Video from Big Think, with Ralph Rivera, Director, BBC Digital
We humans tend to be tribal, establishing allegiances within small groups of people with whom we share beliefs, or common knowledge, or just the same part of the office. To achieve anything significant, though, a business needs to overcome this tendency, inspiring its people to work together across departments and disciplines.
When he first started as BBC director of digital, Ralph Rivera observed that this kind of interdepartmental distrust was deeply embedded in company culture. Yet in order to effect a digital transformation, he needed Editorial to work with Engineering, User Experience with Marketing. He needed teams to interact more fluidly toward common goals.
When establishing new responsibility protocols, be cognizant of inter-departmental power dynamics.
Form teams to tackle specific product areas (not to compete)
Develop clear guidelines for determining which discipline within a team will take lead. Match action items to subject matter expertise.
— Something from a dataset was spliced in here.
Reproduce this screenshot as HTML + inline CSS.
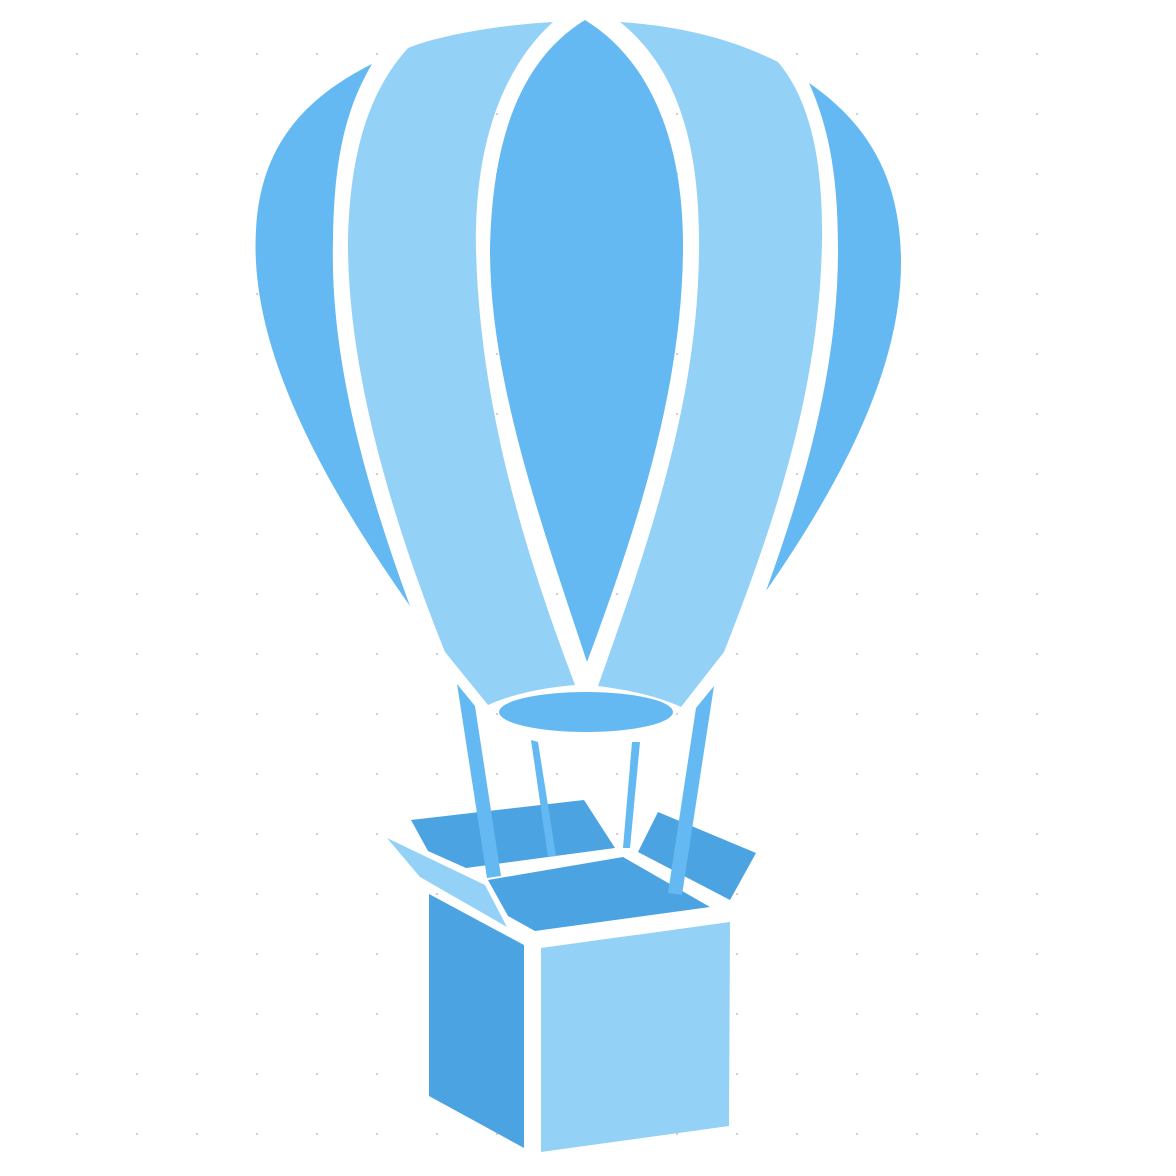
<!DOCTYPE html>
<html><head><meta charset="utf-8"><style>
html,body{margin:0;padding:0;background:#fff;}
svg{display:block;}
</style></head><body>
<svg width="1176" height="1176" viewBox="0 0 1176 1176" xmlns="http://www.w3.org/2000/svg">
<defs>
<pattern id="dots" x="0" y="0" width="60" height="60" patternUnits="userSpaceOnUse">
<rect x="16" y="53" width="2" height="2" fill="#cfcfcf"/>
</pattern>
</defs>
<rect x="60" y="40" width="1000" height="1100" fill="url(#dots)"/>
<!-- balloon -->
<path fill="#64b9f2" d="M372,64 C300,100 260,150 256,230 C250,330 300,450 410,606 C360,470 330,350 333,240 C334,160 345,110 372,64 Z"/>
<path fill="#94d1f7" d="M408,48 C370,90 350,150 348,240 C347,380 400,540 445,652 L488,705 C510,695 540,688 575,685 C520,540 480,400 476,250 C474,150 500,70 553,22 C500,25 440,35 408,48 Z"/>
<path fill="#64b9f2" d="M585,20 C520,60 492,140 490,250 C490,380 540,520 587,662 C640,520 684,380 683,240 C682,140 650,60 585,20 Z"/>
<path fill="#94d1f7" d="M620,22 C680,70 700,150 699,250 C698,400 650,540 598,686 C630,690 660,697 681,707 L724,652 C780,510 820,380 822,240 C823,160 810,100 778,62 C730,38 680,26 620,22 Z"/>
<path fill="#64b9f2" d="M809,83 C870,125 900,180 901,260 C902,360 850,470 766,591 C810,470 838,360 838,250 C838,180 830,130 809,83 Z"/>
<ellipse cx="586" cy="712" rx="87" ry="20" fill="#64b9f2"/>
<!-- basket back -->
<polygon fill="#4ba3e2" points="411,820 584,800 615,848 466,868 428,851"/>
<polygon fill="#4ba3e2" points="658,812 756,853 730,900 638,852"/>
<polygon fill="#4ba3e2" points="488,880 623,857 710,907 535,931 508,916"/>
<!-- ropes -->
<polygon fill="#64b9f2" points="457,684 475,706 501,876 487,878"/>
<polygon fill="#64b9f2" points="531,740 538,742 556,856 548,857"/>
<polygon fill="#64b9f2" points="632,742 640,742 630,848 623,848"/>
<polygon fill="#64b9f2" points="714,686 696,708 668,893 682,895"/>
<!-- basket front -->
<polygon fill="#94d1f7" points="387,838 485,885 507,927 420,877"/>
<polygon fill="#4ba3e2" points="429,894 524,945 524,1148 429,1096"/>
<polygon fill="#94d1f7" points="541,948 730,922 729,1126 541,1152"/>
</svg>
</body></html>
Promote a peer-to-peer culture. Traditional hierarchies can lead to power clashes.
Establish buy-in
Create a framework where individuals can contribute to your vision. Communicate that each person’s contribution is necessary but insufficient.
Be clear about everyone’s role as it relates to the higher order objective.
Distinguish the higher-order objective from departmental or personal goals. Placing priority on lesser goals will yield suboptimal performance.
Stress the effectiveness of the new model when you have your first success.